### Directions for this task
Begin with the line holding "What D3.js code", end with the line holding "const UNIT = 1.143", and repeat every line in between exactly, without pictures.

### The records
┌──
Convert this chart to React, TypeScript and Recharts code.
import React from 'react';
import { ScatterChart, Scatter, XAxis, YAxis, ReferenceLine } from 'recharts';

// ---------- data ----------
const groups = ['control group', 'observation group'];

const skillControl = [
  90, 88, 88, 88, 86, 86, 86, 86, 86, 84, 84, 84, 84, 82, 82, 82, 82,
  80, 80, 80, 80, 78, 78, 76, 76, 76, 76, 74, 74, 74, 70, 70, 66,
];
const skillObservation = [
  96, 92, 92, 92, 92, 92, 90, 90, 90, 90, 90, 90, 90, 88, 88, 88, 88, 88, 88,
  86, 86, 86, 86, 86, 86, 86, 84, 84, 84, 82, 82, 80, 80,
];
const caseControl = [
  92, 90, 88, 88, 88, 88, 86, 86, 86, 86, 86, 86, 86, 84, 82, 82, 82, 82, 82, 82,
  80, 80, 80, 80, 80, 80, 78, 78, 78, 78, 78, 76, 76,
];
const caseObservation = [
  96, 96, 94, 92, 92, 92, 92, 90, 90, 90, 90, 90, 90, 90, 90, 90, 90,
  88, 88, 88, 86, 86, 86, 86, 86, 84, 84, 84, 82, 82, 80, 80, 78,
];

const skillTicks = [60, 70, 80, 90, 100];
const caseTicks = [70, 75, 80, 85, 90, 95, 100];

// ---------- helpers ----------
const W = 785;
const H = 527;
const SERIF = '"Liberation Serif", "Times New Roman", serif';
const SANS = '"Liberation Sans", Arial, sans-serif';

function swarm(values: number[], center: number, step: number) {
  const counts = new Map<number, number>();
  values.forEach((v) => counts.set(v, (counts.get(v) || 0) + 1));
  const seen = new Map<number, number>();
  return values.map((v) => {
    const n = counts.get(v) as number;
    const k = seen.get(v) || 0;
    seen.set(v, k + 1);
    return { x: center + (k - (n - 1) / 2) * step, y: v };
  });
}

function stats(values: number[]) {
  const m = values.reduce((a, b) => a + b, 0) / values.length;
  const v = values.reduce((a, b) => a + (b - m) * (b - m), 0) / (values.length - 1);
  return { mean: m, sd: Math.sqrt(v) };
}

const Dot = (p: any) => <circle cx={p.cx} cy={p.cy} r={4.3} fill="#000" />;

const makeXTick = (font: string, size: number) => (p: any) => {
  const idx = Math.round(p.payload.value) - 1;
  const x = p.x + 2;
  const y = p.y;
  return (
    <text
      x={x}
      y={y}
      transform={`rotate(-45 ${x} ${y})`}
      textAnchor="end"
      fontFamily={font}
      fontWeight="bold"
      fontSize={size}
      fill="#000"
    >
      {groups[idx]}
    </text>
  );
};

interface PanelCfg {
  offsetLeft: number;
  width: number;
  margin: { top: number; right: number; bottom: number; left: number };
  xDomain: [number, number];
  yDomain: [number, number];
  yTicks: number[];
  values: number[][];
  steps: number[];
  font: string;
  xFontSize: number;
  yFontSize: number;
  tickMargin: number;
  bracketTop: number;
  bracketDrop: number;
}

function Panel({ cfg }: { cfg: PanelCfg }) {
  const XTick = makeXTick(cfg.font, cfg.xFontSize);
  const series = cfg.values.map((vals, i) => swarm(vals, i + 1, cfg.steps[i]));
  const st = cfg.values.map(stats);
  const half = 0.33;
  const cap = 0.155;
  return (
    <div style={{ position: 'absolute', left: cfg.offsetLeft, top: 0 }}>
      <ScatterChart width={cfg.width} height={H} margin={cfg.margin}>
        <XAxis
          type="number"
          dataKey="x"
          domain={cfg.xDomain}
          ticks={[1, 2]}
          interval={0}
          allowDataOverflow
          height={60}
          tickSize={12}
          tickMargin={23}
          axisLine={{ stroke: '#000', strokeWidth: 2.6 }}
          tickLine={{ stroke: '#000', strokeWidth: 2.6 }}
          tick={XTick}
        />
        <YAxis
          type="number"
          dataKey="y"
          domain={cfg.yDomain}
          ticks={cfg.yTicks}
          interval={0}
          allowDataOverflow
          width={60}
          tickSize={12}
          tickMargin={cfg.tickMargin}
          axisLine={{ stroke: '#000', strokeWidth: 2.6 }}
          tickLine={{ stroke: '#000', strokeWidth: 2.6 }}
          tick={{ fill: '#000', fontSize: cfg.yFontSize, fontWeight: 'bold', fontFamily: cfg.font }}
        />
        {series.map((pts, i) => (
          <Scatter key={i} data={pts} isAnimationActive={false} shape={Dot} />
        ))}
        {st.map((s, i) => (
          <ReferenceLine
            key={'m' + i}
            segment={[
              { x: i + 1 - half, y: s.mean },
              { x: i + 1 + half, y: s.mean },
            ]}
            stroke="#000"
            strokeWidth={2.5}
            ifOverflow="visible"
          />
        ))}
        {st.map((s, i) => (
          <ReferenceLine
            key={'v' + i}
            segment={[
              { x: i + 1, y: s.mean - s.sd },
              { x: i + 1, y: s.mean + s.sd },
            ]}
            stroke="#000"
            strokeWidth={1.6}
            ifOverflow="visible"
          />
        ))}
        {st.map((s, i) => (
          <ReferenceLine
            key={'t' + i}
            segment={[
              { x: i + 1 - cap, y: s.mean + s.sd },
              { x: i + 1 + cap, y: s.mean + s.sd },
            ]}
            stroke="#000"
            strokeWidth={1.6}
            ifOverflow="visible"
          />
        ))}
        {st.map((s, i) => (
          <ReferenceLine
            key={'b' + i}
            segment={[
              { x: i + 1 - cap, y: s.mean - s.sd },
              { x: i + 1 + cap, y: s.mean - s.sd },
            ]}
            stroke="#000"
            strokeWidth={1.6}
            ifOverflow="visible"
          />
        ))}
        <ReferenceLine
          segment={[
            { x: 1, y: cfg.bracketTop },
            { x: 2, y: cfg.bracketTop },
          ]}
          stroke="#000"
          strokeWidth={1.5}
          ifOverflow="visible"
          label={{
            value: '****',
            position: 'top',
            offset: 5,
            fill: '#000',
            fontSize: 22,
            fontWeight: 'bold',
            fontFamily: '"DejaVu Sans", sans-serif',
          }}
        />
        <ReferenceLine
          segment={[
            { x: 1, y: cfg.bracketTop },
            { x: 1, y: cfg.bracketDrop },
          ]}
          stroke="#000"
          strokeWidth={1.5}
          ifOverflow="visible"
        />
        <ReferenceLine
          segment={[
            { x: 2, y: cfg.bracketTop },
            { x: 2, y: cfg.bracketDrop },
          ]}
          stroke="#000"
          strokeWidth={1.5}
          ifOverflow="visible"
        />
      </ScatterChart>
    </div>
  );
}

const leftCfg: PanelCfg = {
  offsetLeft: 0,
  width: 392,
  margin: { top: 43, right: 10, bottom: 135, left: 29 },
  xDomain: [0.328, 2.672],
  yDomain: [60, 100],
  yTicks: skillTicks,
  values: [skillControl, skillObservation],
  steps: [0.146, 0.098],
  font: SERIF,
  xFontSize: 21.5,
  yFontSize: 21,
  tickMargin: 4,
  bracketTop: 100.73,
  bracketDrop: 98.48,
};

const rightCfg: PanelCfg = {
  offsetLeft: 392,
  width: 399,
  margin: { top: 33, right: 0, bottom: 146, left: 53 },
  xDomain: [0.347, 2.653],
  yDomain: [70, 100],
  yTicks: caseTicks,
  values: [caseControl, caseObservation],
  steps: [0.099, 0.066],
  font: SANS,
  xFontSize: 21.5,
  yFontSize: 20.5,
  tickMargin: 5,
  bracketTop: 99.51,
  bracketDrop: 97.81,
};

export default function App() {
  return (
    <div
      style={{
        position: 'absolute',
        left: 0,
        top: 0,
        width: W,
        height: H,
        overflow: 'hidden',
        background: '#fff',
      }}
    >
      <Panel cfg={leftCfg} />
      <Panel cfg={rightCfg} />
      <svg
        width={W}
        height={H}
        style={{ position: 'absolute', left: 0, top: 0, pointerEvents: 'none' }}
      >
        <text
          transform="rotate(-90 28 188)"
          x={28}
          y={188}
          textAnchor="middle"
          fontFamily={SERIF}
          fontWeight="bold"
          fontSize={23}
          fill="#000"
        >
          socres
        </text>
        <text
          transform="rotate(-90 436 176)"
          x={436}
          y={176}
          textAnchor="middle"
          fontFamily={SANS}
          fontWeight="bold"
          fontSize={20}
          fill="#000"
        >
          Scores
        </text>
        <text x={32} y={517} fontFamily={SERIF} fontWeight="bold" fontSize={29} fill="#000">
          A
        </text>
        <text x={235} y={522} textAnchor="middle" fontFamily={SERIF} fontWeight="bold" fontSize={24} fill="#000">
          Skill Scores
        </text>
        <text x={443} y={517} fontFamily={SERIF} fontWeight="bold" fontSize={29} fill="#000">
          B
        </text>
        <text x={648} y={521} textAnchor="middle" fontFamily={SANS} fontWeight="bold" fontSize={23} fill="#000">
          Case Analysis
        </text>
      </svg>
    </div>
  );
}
└──
┌──
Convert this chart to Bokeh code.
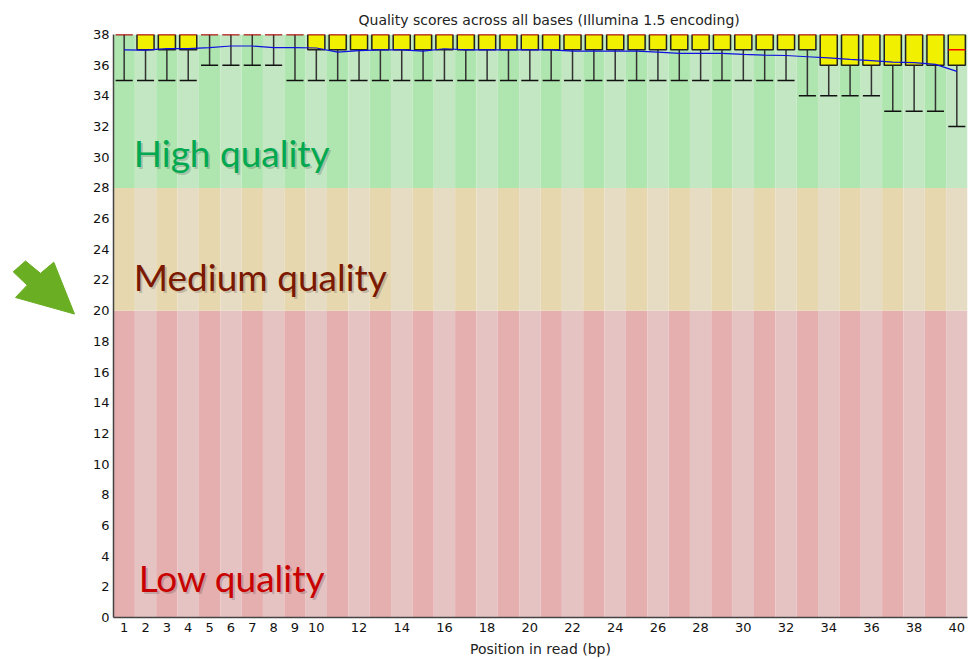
└──
┌──
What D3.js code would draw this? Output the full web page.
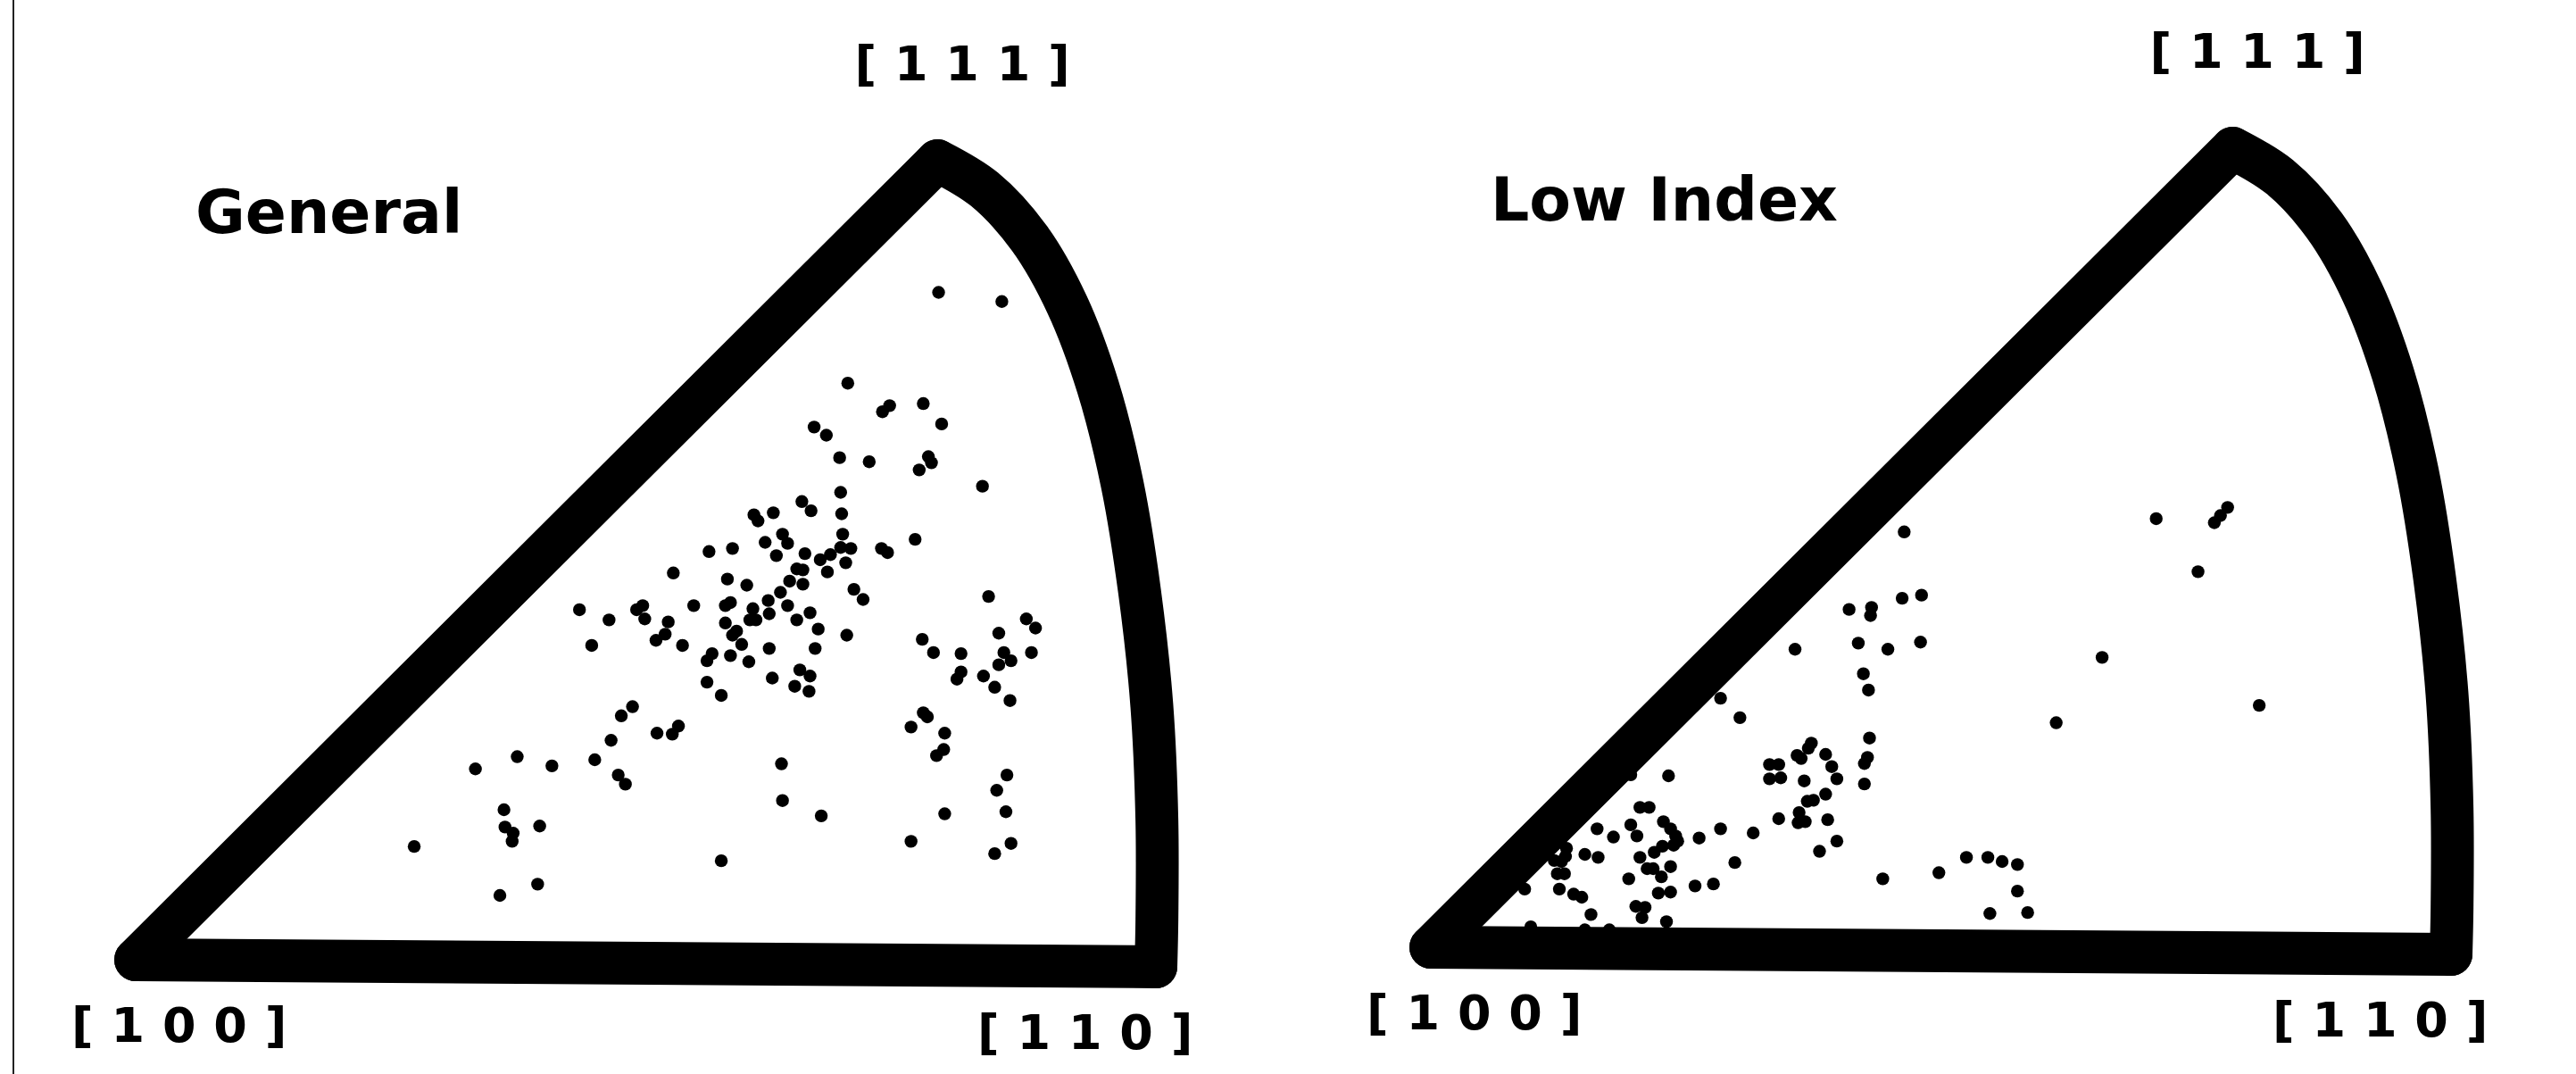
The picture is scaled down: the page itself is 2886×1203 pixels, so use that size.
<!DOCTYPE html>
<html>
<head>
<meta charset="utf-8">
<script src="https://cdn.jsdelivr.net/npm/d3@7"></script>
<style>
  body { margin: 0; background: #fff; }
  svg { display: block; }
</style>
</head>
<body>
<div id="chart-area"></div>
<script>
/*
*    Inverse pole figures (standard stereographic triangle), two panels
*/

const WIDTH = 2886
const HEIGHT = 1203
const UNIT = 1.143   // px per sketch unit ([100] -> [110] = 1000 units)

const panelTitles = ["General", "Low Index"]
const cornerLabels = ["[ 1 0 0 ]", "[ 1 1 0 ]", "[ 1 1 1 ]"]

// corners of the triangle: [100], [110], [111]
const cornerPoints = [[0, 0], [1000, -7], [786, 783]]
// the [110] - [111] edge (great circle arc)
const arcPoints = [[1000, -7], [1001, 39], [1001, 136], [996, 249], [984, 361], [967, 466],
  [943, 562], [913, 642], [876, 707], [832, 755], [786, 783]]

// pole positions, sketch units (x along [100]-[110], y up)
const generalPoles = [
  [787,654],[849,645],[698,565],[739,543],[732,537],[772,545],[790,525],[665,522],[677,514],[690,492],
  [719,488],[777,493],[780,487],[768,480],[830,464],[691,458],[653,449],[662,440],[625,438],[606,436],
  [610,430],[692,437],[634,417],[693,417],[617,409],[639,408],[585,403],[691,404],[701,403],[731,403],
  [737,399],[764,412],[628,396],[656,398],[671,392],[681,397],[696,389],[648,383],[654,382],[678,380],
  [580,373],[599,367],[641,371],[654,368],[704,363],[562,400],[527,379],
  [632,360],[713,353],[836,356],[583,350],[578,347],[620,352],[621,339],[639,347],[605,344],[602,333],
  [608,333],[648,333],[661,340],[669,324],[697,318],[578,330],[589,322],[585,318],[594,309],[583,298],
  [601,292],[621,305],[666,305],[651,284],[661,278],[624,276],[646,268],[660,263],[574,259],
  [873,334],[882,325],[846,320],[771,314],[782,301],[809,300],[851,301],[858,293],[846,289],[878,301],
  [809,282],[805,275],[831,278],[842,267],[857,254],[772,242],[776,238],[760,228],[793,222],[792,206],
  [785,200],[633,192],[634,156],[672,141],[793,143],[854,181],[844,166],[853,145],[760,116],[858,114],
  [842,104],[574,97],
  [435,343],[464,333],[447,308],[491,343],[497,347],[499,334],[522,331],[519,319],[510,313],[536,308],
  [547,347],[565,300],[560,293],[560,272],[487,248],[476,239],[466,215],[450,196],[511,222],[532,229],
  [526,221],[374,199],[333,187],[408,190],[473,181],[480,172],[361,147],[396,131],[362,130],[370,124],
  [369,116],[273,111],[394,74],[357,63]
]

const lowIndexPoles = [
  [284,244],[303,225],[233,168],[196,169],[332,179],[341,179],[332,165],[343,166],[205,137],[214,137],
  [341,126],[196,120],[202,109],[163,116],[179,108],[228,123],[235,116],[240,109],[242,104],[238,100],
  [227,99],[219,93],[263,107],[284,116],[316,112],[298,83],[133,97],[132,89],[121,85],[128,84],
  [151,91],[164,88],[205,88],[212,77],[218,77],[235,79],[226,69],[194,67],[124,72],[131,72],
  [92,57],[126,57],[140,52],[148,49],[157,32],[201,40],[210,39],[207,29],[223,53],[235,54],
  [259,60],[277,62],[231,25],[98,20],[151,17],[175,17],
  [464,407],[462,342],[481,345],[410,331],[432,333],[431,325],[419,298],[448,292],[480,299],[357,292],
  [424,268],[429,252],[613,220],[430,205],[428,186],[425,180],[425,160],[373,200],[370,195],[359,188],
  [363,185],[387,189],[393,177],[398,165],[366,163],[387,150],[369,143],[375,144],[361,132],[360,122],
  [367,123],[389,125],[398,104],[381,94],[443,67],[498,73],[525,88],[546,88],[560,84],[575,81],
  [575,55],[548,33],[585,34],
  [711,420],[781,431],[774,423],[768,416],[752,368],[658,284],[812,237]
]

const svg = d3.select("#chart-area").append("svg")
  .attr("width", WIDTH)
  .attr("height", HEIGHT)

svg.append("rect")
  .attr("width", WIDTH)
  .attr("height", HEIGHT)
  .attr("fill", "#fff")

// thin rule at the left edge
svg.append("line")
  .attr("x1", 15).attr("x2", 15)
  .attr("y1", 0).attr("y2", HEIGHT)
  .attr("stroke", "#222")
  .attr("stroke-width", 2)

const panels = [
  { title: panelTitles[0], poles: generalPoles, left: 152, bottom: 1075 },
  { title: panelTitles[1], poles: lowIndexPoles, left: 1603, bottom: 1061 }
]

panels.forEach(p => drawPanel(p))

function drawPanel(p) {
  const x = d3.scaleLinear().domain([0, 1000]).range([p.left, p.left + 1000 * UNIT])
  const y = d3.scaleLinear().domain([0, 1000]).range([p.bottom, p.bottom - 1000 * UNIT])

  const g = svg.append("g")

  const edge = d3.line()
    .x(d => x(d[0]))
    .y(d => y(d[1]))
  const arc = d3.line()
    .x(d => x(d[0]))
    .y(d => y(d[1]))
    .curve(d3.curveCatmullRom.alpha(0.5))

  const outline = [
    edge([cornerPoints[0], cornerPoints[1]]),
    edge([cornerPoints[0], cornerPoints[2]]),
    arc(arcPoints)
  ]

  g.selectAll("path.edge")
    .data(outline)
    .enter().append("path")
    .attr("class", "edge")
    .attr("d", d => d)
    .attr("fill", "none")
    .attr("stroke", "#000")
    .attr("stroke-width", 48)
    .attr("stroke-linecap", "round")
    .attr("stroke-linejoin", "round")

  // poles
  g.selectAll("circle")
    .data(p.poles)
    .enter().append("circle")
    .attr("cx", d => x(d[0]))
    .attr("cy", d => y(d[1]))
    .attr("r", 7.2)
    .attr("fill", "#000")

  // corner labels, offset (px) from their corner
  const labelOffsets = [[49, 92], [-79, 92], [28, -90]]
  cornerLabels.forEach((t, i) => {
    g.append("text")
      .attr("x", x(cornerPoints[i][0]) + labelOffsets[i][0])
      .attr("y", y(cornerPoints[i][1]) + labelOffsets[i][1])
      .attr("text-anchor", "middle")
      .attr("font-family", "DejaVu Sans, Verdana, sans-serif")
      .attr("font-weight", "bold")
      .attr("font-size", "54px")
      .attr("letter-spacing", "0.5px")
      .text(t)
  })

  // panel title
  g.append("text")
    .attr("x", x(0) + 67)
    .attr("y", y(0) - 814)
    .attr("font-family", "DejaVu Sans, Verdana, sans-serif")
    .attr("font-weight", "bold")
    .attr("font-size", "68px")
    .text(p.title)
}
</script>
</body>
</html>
└──
### Completed exercise
What D3.js code would draw this? Output the full web page.
The picture is scaled down: the page itself is 2886×1203 pixels, so use that size.
<!DOCTYPE html>
<html>
<head>
<meta charset="utf-8">
<script src="https://cdn.jsdelivr.net/npm/d3@7"></script>
<style>
  body { margin: 0; background: #fff; }
  svg { display: block; }
</style>
</head>
<body>
<div id="chart-area"></div>
<script>
/*
*    Inverse pole figures (standard stereographic triangle), two panels
*/

const WIDTH = 2886
const HEIGHT = 1203
const UNIT = 1.143   // px per sketch unit ([100] -> [110] = 1000 units)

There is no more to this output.